*Work to do*. Go through the entries below and collect each line with the string "diagram" in it.

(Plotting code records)
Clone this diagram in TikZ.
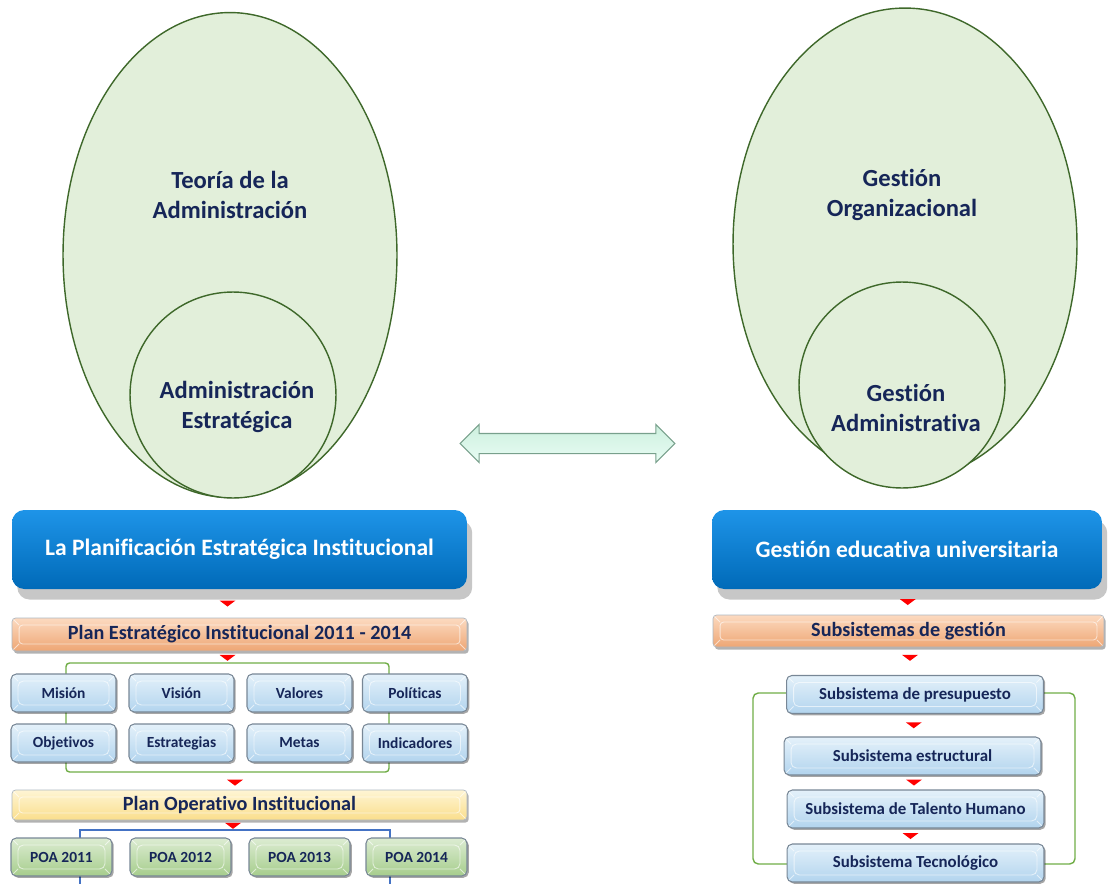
\documentclass[tikz,border=0pt]{standalone}
\usepackage{fontspec}
\setmainfont{Carlito}[Ligatures={NoCommon}]
\usetikzlibrary{shapes.geometric, shapes.arrows, shadows, calc}

\definecolor{navy}{RGB}{22,38,88}
\definecolor{elfill}{RGB}{226,239,218}
\definecolor{elline}{RGB}{62,104,42}
\definecolor{grnline}{RGB}{112,173,71}
\definecolor{bluline}{RGB}{68,114,196}
\definecolor{boxline}{RGB}{120,135,150}

\tikzset{
  outer/.style={ellipse, draw=elline, fill=elfill, line width=0.8pt, inner sep=0pt},
  inner/.style={circle, draw=elline, fill=elfill, line width=0.8pt, inner sep=0pt},
  eltxt/.style={text=navy, align=center, font=\bfseries\fontsize{14}{17}\selectfont},
  bluebox/.style={rounded corners=7pt, minimum height=1.58cm, text=white,
    top color={rgb,255:red,30;green,148;blue,232}, middle color={rgb,255:red,5;green,112;blue,194},
    bottom color={rgb,255:red,0;green,106;blue,184},
    font=\bfseries\fontsize{13.4}{16}\selectfont,
    drop shadow={shadow xshift=3pt, shadow yshift=-6pt, opacity=.22, fill=black}},
  bevel/.style={path picture={
    \draw[white, opacity=.6, line width=.5pt]
      ([xshift=4pt,yshift=-4pt]path picture bounding box.north west) rectangle
      ([xshift=-4pt,yshift=4pt]path picture bounding box.south east);
    \draw[white, opacity=.6, line width=.5pt]
      (path picture bounding box.north west) -- ++(4pt,-4pt)
      (path picture bounding box.north east) -- ++(-4pt,-4pt)
      (path picture bounding box.south west) -- ++(4pt,4pt)
      (path picture bounding box.south east) -- ++(-4pt,4pt);}},
  bar/.style={bevel, rounded corners=2pt, draw=boxline!60, line width=.4pt, text=navy,
    font=\bfseries\fontsize{11.5}{13}\selectfont,
    drop shadow={shadow xshift=1pt, shadow yshift=-1.5pt, opacity=.3, fill=black}},
  orangebar/.style={bar, top color={rgb,255:red,252;green,218;blue,192}, bottom color={rgb,255:red,238;green,166;blue,116}},
  yellowbar/.style={bar, top color={rgb,255:red,255;green,245;blue,212}, bottom color={rgb,255:red,250;green,222;blue,140}},
  item/.style={bevel, rounded corners=3pt, draw=boxline, line width=.6pt, text=navy,
    minimum height=.76cm, font=\bfseries\fontsize{8.8}{10}\selectfont,
    drop shadow={shadow xshift=1pt, shadow yshift=-1pt, opacity=.35, fill=black}},
  bluitem/.style={item, minimum width=2.1cm,
    top color={rgb,255:red,228;green,241;blue,250}, bottom color={rgb,255:red,178;green,212;blue,238}},
  poaitem/.style={item, minimum width=2.02cm,
    top color={rgb,255:red,220;green,236;blue,210}, bottom color={rgb,255:red,166;green,205;blue,140}},
  subitem/.style={bluitem, minimum width=5.14cm, font=\bfseries\fontsize{9.6}{11}\selectfont},
  linkarrow/.style={double arrow, draw={rgb,255:red,120;green,160;blue,140}, line width=.6pt,
    inner sep=0.19cm, double arrow head extend=0.18cm, minimum height=4.3cm,
    top color={rgb,255:red,205;green,240;blue,222}, bottom color={rgb,255:red,232;green,252;blue,244}},
  tip/.pic={\fill[red] (-8,-3) -- (8,-3) -- (0,3) -- cycle;}
}

\begin{document}
\begin{tikzpicture}[x=0.02cm, y=-0.02cm]
\useasboundingbox (0,0) rectangle (1109,883);

% Theory ellipses
\node[outer, minimum width=6.68cm, minimum height=9.7cm] (teoria) at (230,255) {};
\node[inner, minimum size=4.12cm] (admest) at (233,395) {};
\node[eltxt] (teoriaT) at (230,195) {Teoría de la\\Administración};
\node[eltxt] (admestT) at (237,407) {Administración\\Estratégica};

\node[outer, minimum width=6.88cm, minimum height=9.44cm] (gorg) at (905,244) {};
\node[inner, minimum size=4.12cm] (gadm) at (902,385) {};
\node[eltxt] (gorgT) at (902,195) {Gestión\\Organizacional};
\node[eltxt] (gadmT) at (906,408) {Gestión\\Administrativa};

% link between both sides
\node[linkarrow] (link) at (567.5,443.5) {};

% Left column
\node[bluebox, minimum width=9.1cm] (pe) at (239.5,549.5) {La Planificación Estratégica Institucional};
\node[orangebar, minimum width=9.1cm, minimum height=.66cm] (pei) at (239.5,634.5) {Plan Estratégico Institucional 2011 - 2014};

\draw[grnline, line width=.8pt, rounded corners=2pt] (66,663) rectangle (389,772);
\foreach \t/\x/\n in {Misión/63.5/mis, Visión/181.5/vis, Valores/299.5/val, Políticas/415/pol}
  \node[bluitem] (\n) at (\x,693) {\t};
\foreach \t/\x/\n in {Objetivos/63.5/obj, Estrategias/181.5/est, Metas/299.5/met, Indicadores/415/ind}
  \node[bluitem] (\n) at (\x,743) {\t};

\node[yellowbar, minimum width=9.1cm, minimum height=.6cm] (poi) at (239.5,805) {Plan Operativo Institucional};

\draw[bluline, line width=.8pt] (80,884) -- (80,830) -- (390,830) -- (390,884);
\foreach \x [count=\i from 11] in {61.5,180.5,299.5,416.5}
  \node[poaitem] (poa\i) at (\x,857) {POA 20\i};

\pic at ($(pe.south)!.5!(pei.north)+(-12,0)$) {tip};
\pic at ($(pei.south)+(-12,6.5)$) {tip};
\pic at ($(poi.north)+(-4.5,-7)$) {tip};
\pic at ($(poi.south)+(-6.5,5.5)$) {tip};

% Right column
\node[bluebox, minimum width=7.8cm] (geu) at (907,549.5) {Gestión educativa universitaria};
\node[orangebar, minimum width=7.82cm, minimum height=.64cm] (subs) at (908.5,631) {Subsistemas de gestión};

\draw[grnline, line width=.8pt, rounded corners=3pt] (753,693) rectangle (1075,864);
\node[subitem] (spre) at (915,694.5) {Subsistema de presupuesto};
\node[subitem] (sest) at (912.5,756) {Subsistema estructural};
\node[subitem] (stal) at (915.5,809) {Subsistema de Talento Humano};
\node[subitem] (stec) at (915.5,863) {Subsistema Tecnológico};

\pic at ($(geu.south)!.5!(subs.north)$) {tip};
\pic at ($(subs.south)+(1.5,10.5)$) {tip};
\pic at ($(spre.south)!.5!(sest.north)$) {tip};
\pic at ($(sest.south)!.5!(stal.north)$) {tip};
\pic at ($(stal.south)!.5!(stec.north)+(-5,0)$) {tip};

\end{tikzpicture}
\end{document}
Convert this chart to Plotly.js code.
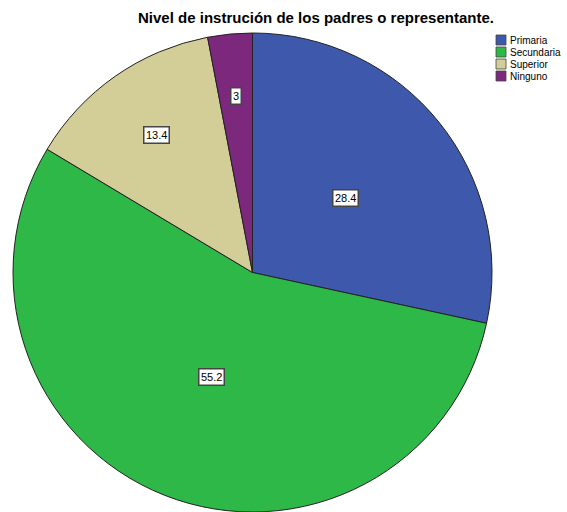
<!DOCTYPE html>
<html>
<head>
<meta charset="utf-8">
<script src="https://cdn.plot.ly/plotly-3.0.1.min.js"></script>
<style>html,body{margin:0;padding:0;background:#fff;}#chart{width:567px;height:512px;}</style>
</head>
<body>
<div id="chart"></div>
<script>
const categories = ["Primaria", "Secundaria", "Superior", "Ninguno"];
const values = [28.4, 55.2, 13.4, 3.0];
const valueLabels = ["28.4", "55.2", "13.4", "3"];
const colors = ["#3E58AC", "#2EB848", "#D3CE97", "#7C287D"];

const W = 567, H = 512;
const cx = 252.5, cy = 273, R = 240;
const labelFrac = [0.5, 0.465, 0.70, 0.74];

const total = values.reduce((a, b) => a + b, 0);
const annotations = [];
let cum = 0;
values.forEach((v, i) => {
  const mid = (cum + v / 2) / total * 2 * Math.PI;
  cum += v;
  const r = R * labelFrac[i];
  const px = cx + r * Math.sin(mid);
  const py = cy - r * Math.cos(mid);
  annotations.push({
    x: px / W, y: 1 - py / H, xref: "paper", yref: "paper",
    xanchor: "center", yanchor: "middle",
    text: valueLabels[i], showarrow: false,
    font: {family: "Liberation Sans, Arial, sans-serif", size: 11, color: "#000"},
    bgcolor: "#fff", bordercolor: "#444", borderwidth: 1.5, borderpad: 1.5
  });
});

// custom compact legend
const shapes = [];
categories.forEach((c, i) => {
  const y0 = 35 + i * 12;
  shapes.push({type: "rect", xref: "paper", yref: "paper",
    x0: 496 / W, x1: 506 / W, y0: 1 - (y0 + 10) / H, y1: 1 - y0 / H,
    fillcolor: colors[i], line: {color: "#444", width: 0.8}});
  annotations.push({x: 508 / W, y: 1 - (y0 + 5) / H, xref: "paper", yref: "paper",
    xanchor: "left", yanchor: "middle", text: c, showarrow: false,
    font: {family: "Liberation Sans, Arial, sans-serif", size: 10, color: "#000"}});
});

const data = [{
  type: "pie",
  labels: categories,
  values: values,
  sort: false,
  direction: "clockwise",
  rotation: 0,
  textinfo: "none",
  hoverinfo: "label+value",
  marker: {colors: colors, line: {color: "#222", width: 1}},
  domain: {x: [(cx - R) / W, (cx + R) / W], y: [1 - (cy + R) / H, 1 - (cy - R) / H]},
  showlegend: false
}];

const layout = {
  width: W, height: H,
  margin: {l: 0, r: 0, t: 0, b: 0},
  paper_bgcolor: "#fff",
  title: {text: "Nivel de instrución de los padres o representante.",
    font: {family: "Liberation Sans, Arial, sans-serif", size: 15, color: "#000", weight: "bold"},
    x: 316 / W, xanchor: "center", y: 1 - 18 / H, yanchor: "middle"},
  showlegend: false,
  annotations: annotations,
  shapes: shapes
};

Plotly.newPlot("chart", data, layout, {displayModeBar: false, staticPlot: true});
</script>
</body>
</html>
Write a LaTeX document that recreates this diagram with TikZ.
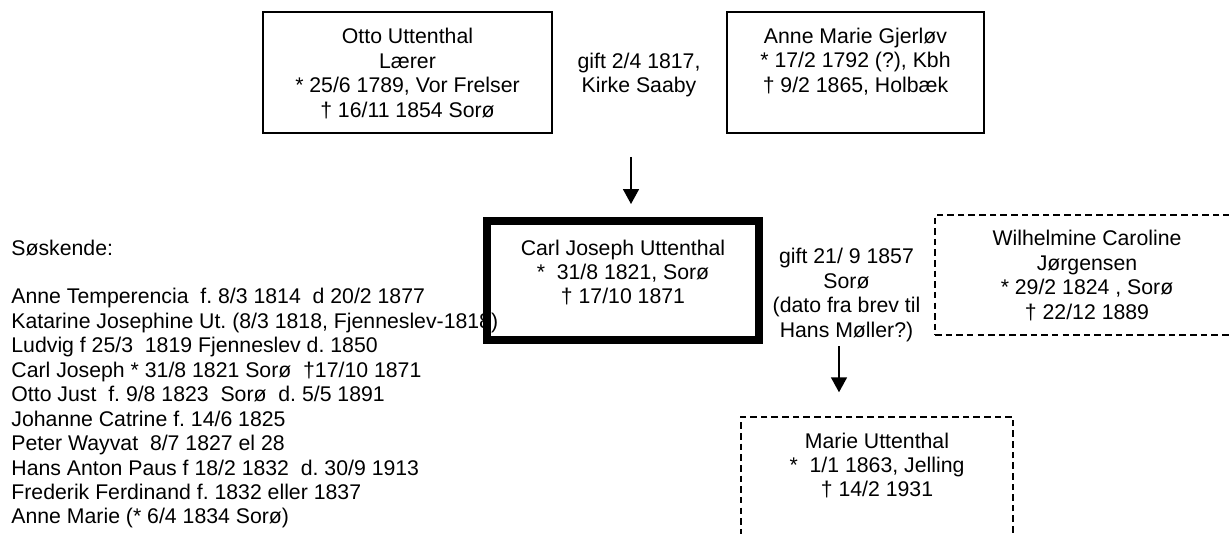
\documentclass[tikz,border=0pt]{standalone}
\usepackage{fontspec}
\setmainfont{Liberation Sans}
\usetikzlibrary{arrows.meta}
\def\pxu{0.4705pt}
\begin{document}
\begin{tikzpicture}[x=0.4705pt,y=-0.4705pt,
  every node/.style={font=\fontsize{10}{11.5}\selectfont\frenchspacing},
  txt/.style={align=center,inner sep=0pt},
  listtxt/.style={align=left,inner sep=0pt,anchor=west},
  personbox/.style={draw,line width=0.6pt,inner sep=0pt},
  mainbox/.style={draw,line width=3.76pt,inner sep=0pt},
  otherbox/.style={draw,line width=0.7pt,dash pattern=on 3.1pt off 1.9pt,inner sep=0pt},
  arr/.style={line width=0.7pt,-{Triangle[width=7.5pt,length=7pt]}}]
\useasboundingbox (0,0) rectangle (1229,534);

% siblings list (drawn first, the thick box covers part of it)
\node[listtxt] (sib) at (11,384) {S\o skende:\\[11.5pt]
Anne Temperencia\ \ f. 8/3 1814\ \ d 20/2 1877\\
Katarine Josephine Ut. (8/3 1818, Fjenneslev-1818)\\
Ludvig f 25/3\ \ 1819 Fjenneslev d. 1850\\
Carl Joseph * 31/8 1821 Sorø\ \ †17/10 1871\\
Otto Just\ \ f. 9/8 1823\ \ Sorø\ \ d. 5/5 1891\\
Johanne Catrine f. 14/6 1825\\
Peter Wayvat\ \ 8/7 1827 el 28\\
Hans Anton Paus f 18/2 1832\ \ d. 30/9 1913\\
Frederik Ferdinand f. 1832 eller 1837\\
Anne Marie (* 6/4 1834 Sorø)};

% boxes
\node[personbox, minimum width=289*\pxu, minimum height=121*\pxu] (otto) at (407.5,72.5) {};
\node[personbox, minimum width=257*\pxu, minimum height=121*\pxu] (anne) at (855.5,72.5) {};
\node[mainbox, minimum width=272*\pxu, minimum height=119*\pxu] (carl) at (623,280.5) {};
\node[otherbox, minimum width=316*\pxu, minimum height=120*\pxu] (wilh) at (1093,275) {};
\node[otherbox, minimum width=272*\pxu, minimum height=120*\pxu] (marie) at (877,477) {};

% box texts
\node[txt] (ottotxt) at (407.5,73.5) {Otto Uttenthal\\Lærer\\* 25/6 1789, Vor Frelser\\† 16/11 1854 Sorø};
\node[txt] (annetxt) at (855.5,61.5) {Anne Marie Gjerløv\\* 17/2 1792 (?), Kbh\\† 9/2 1865, Holbæk};
\node[txt] (carltxt) at (623,272.5) {Carl Joseph Uttenthal\\*\ \ 31/8 1821, Sorø\\† 17/10 1871};
\node[txt] (wilhtxt) at (1087,275.5) {Wilhelmine Caroline\\Jørgensen\\* 29/2 1824 , Sorø\\† 22/12 1889};
\node[txt] (marietxt) at (877,465.5) {Marie Uttenthal\\*\ \ 1/1 1863, Jelling\\† 14/2 1931};

% marriage labels
\node[txt] (gift1) at (639,75) {gift 2/4 1817,\\Kirke Saaby};
\node[txt] (gift2) at (846.5,295) {gift 21/ 9 1857\\Sorø\\(dato fra brev til\\Hans Møller?)};

% arrows
\coordinate (m1) at (631,157);
\coordinate (m2) at (839,346);
\draw[arr, shorten >=13*\pxu] (m1) -- (m1 |- carl.north);
\draw[arr, shorten >=24*\pxu] (m2) -- (m2 |- marie.north);
\end{tikzpicture}
\end{document}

*The answer*.
Clone this diagram in TikZ.
Write a LaTeX document that recreates this diagram with TikZ.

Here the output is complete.